>> Begin RECORDS FOR THE TASK
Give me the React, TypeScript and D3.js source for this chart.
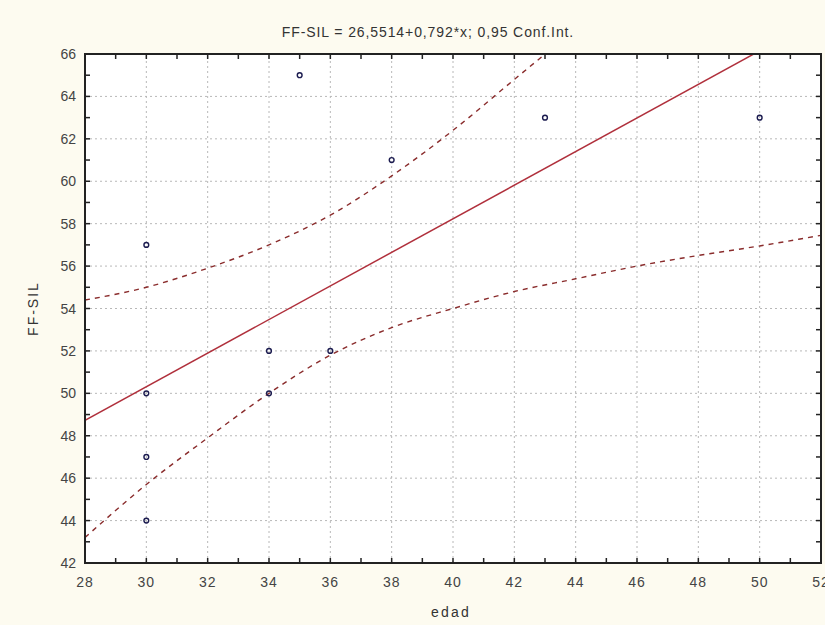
import { useEffect, useRef } from 'react';
import * as d3 from 'd3';

// scatter data: edad vs FF-SIL
const edad = [30, 30, 30, 30, 34, 34, 35, 36, 38, 43, 50];
const ffsil = [57, 50, 47, 44, 52, 50, 65, 52, 61, 63, 63];

// regression FF-SIL = 26.5514 + 0.792*x
const intercept = 26.5514;
const slope = 0.792;

// 95% confidence band
const bandX = [28, 30, 32, 34, 36, 38, 40, 42, 44, 46, 48, 50, 52];
const upperBand = [54.4, 55.0, 55.9, 57.0, 58.4, 60.25, 62.4, 64.8, 67.2, 69.7, 72.2, 74.7, 77.2];
const lowerBand = [43.2, 45.7, 47.9, 50.0, 51.8, 53.1, 54.0, 54.8, 55.4, 56.0, 56.5, 56.95, 57.45];

const xTicks = [28, 30, 32, 34, 36, 38, 40, 42, 44, 46, 48, 50, 52];
const yTicks = [42, 44, 46, 48, 50, 52, 54, 56, 58, 60, 62, 64, 66];

const title = 'FF-SIL = 26,5514+0,792*x; 0,95 Conf.Int.';
const xLabel = 'edad';
const yLabel = 'FF-SIL';

const App = () => {
  const ref = useRef<SVGSVGElement>(null);

  useEffect(() => {
    const W = 825, H = 625;
    const m = { top: 54, right: 4, bottom: 62, left: 85 };
    const svg = d3.select(ref.current).attr('width', W).attr('height', H);
    svg.selectAll('*').remove();

    const font = '"Liberation Sans", Arial, sans-serif';

    svg.append('rect').attr('width', W).attr('height', H).attr('fill', '#fdfbf0');

    const x = d3.scaleLinear().domain([28, 52]).range([m.left, W - m.right]);
    const y = d3.scaleLinear().domain([42, 66]).range([H - m.bottom, m.top]);

    const x0 = x(28), x1 = x(52), y0 = y(42), y1 = y(66);

    svg.append('rect')
      .attr('x', x0).attr('y', y1)
      .attr('width', x1 - x0).attr('height', y0 - y1)
      .attr('fill', '#ffffff');

    svg.append('defs').append('clipPath').attr('id', 'plotclip')
      .append('rect')
      .attr('x', x0).attr('y', y1)
      .attr('width', x1 - x0).attr('height', y0 - y1);

    // grid
    const grid = svg.append('g')
      .attr('stroke', '#b8b8b8')
      .attr('stroke-width', 1)
      .attr('stroke-dasharray', '2,3');
    xTicks.slice(1, -1).forEach(t => {
      grid.append('line').attr('x1', x(t)).attr('x2', x(t)).attr('y1', y0).attr('y2', y1);
    });
    yTicks.slice(1, -1).forEach(t => {
      grid.append('line').attr('x1', x0).attr('x2', x1).attr('y1', y(t)).attr('y2', y(t));
    });

    const plot = svg.append('g').attr('clip-path', 'url(#plotclip)');

    // bands
    const band = d3.line<number>()
      .x((_, i) => x(bandX[i]))
      .y(d => y(d))
      .curve(d3.curveMonotoneX);

    [upperBand, lowerBand].forEach(b => {
      plot.append('path')
        .attr('d', band(b))
        .attr('fill', 'none')
        .attr('stroke', '#8a2c2c')
        .attr('stroke-width', 1.4)
        .attr('stroke-dasharray', '5,5');
    });

    // regression line
    plot.append('line')
      .attr('x1', x(28)).attr('y1', y(intercept + slope * 28))
      .attr('x2', x(52)).attr('y2', y(intercept + slope * 52))
      .attr('stroke', '#b0303c')
      .attr('stroke-width', 1.5);

    // points
    plot.selectAll('circle.pt')
      .data(edad)
      .enter().append('circle')
      .attr('class', 'pt')
      .attr('cx', d => x(d))
      .attr('cy', (_, i) => y(ffsil[i]))
      .attr('r', 2.4)
      .attr('fill', 'none')
      .attr('stroke', '#1c1c50')
      .attr('stroke-width', 1.4);

    // frame
    svg.append('rect')
      .attr('x', x0).attr('y', y1)
      .attr('width', x1 - x0).attr('height', y0 - y1)
      .attr('fill', 'none')
      .attr('stroke', '#222')
      .attr('stroke-width', 2);

    // inward ticks every unit
    const tk = svg.append('g').attr('stroke', '#222').attr('stroke-width', 1.5);
    d3.range(29, 52).forEach(t => {
      tk.append('line').attr('x1', x(t)).attr('x2', x(t)).attr('y1', y0).attr('y2', y0 - 5);
      tk.append('line').attr('x1', x(t)).attr('x2', x(t)).attr('y1', y1).attr('y2', y1 + 5);
    });
    d3.range(43, 66).forEach(t => {
      tk.append('line').attr('x1', x0).attr('x2', x0 + 5).attr('y1', y(t)).attr('y2', y(t));
      tk.append('line').attr('x1', x1).attr('x2', x1 - 5).attr('y1', y(t)).attr('y2', y(t));
    });

    // tick labels
    svg.append('g')
      .selectAll('text')
      .data(xTicks)
      .enter().append('text')
      .attr('x', d => x(d))
      .attr('y', y0 + 24)
      .attr('text-anchor', 'middle')
      .attr('font-family', font)
      .attr('font-size', 14)
      .attr('letter-spacing', 1)
      .attr('fill', '#444')
      .text(d => d);

    svg.append('g')
      .selectAll('text')
      .data(yTicks)
      .enter().append('text')
      .attr('x', x0 - 9)
      .attr('y', d => y(d) + 5)
      .attr('text-anchor', 'end')
      .attr('font-family', font)
      .attr('font-size', 14)
      .attr('fill', '#444')
      .text(d => d);

    // labels
    svg.append('text')
      .attr('x', (x0 + x1) / 2 - 2)
      .attr('y', 617)
      .attr('text-anchor', 'middle')
      .attr('font-family', font)
      .attr('font-size', 14)
      .attr('letter-spacing', 2.2)
      .attr('fill', '#333')
      .text(xLabel);

    svg.append('text')
      .attr('transform', `translate(38,${(y0 + y1) / 2}) rotate(-90)`)
      .attr('text-anchor', 'middle')
      .attr('font-family', font)
      .attr('font-size', 14)
      .attr('letter-spacing', 2)
      .attr('fill', '#333')
      .text(yLabel);

    svg.append('text')
      .attr('x', 428)
      .attr('y', 37)
      .attr('text-anchor', 'middle')
      .attr('font-family', font)
      .attr('font-size', 14)
      .attr('letter-spacing', 0.9)
      .attr('fill', '#333')
      .text(title);
  }, []);

  return (
    <svg ref={ref} style={{ position: 'absolute', left: 0, top: 0, display: 'block' }}></svg>
  );
};

export default App;
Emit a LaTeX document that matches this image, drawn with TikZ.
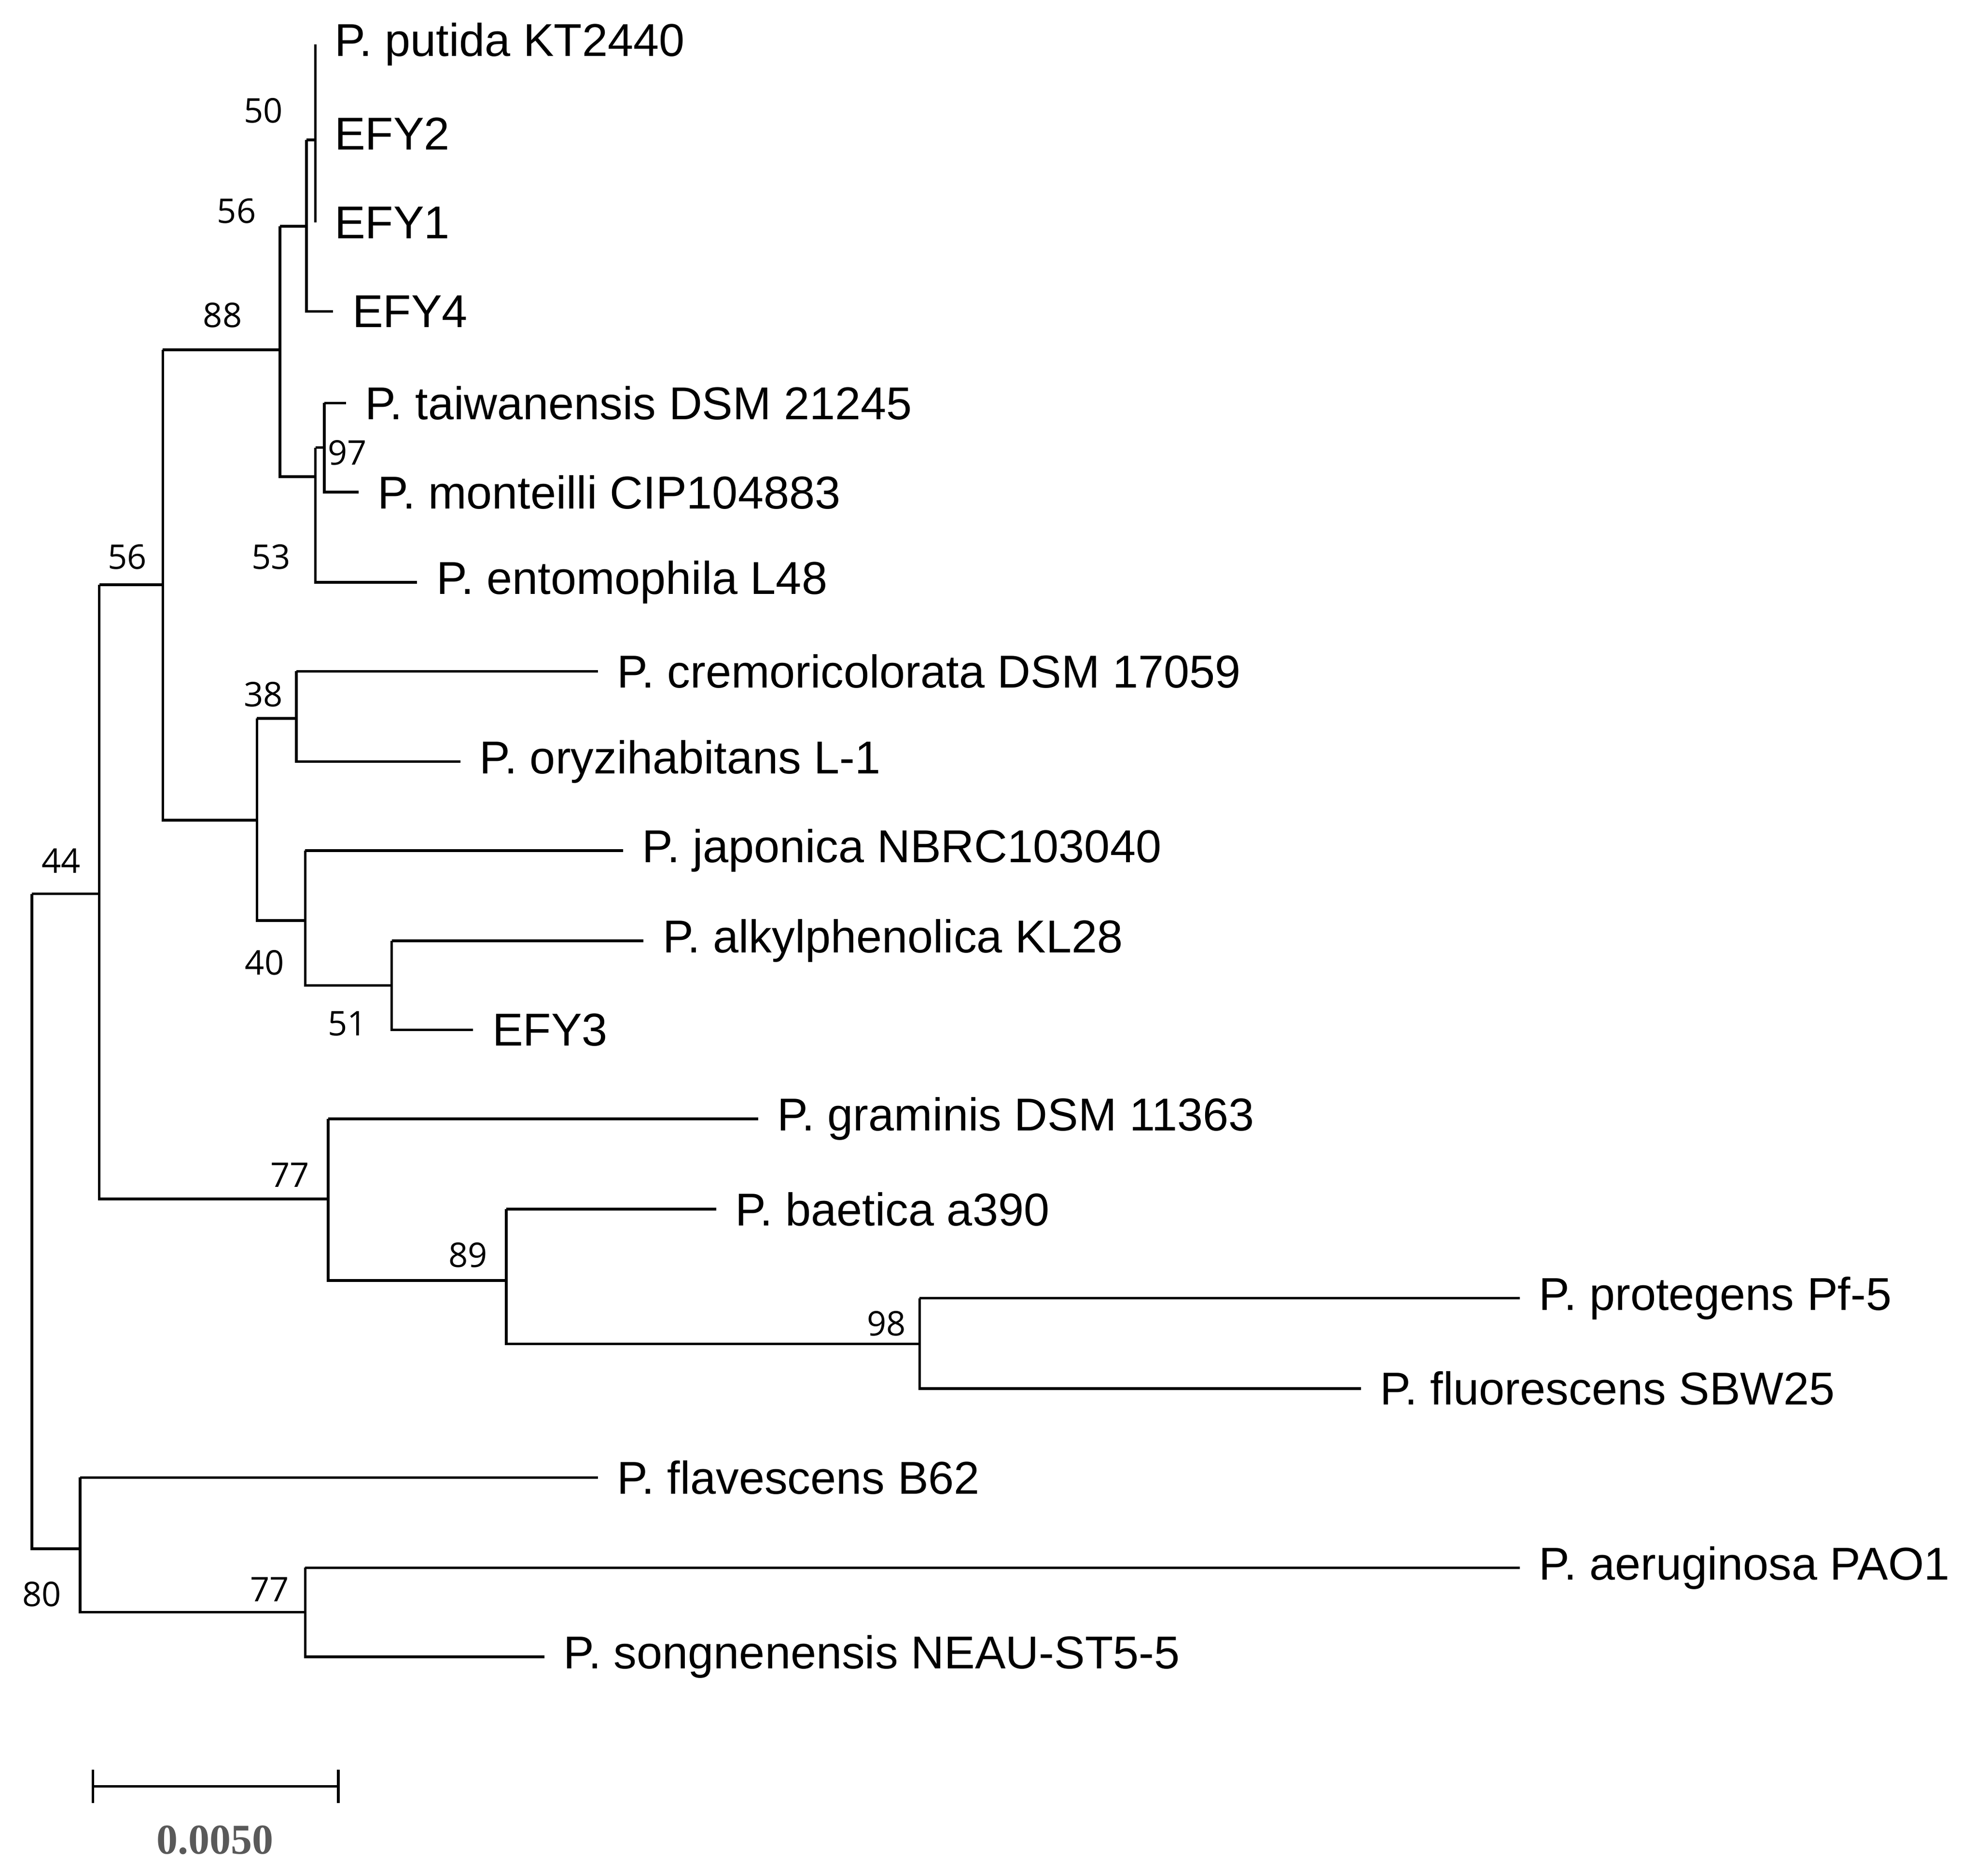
>> End RECORDS FOR THE TASK
= STATED TASK =
Work out how many lines of the data above hold the word "this", and write only the count.

= COMPLETE RESPONSE =
2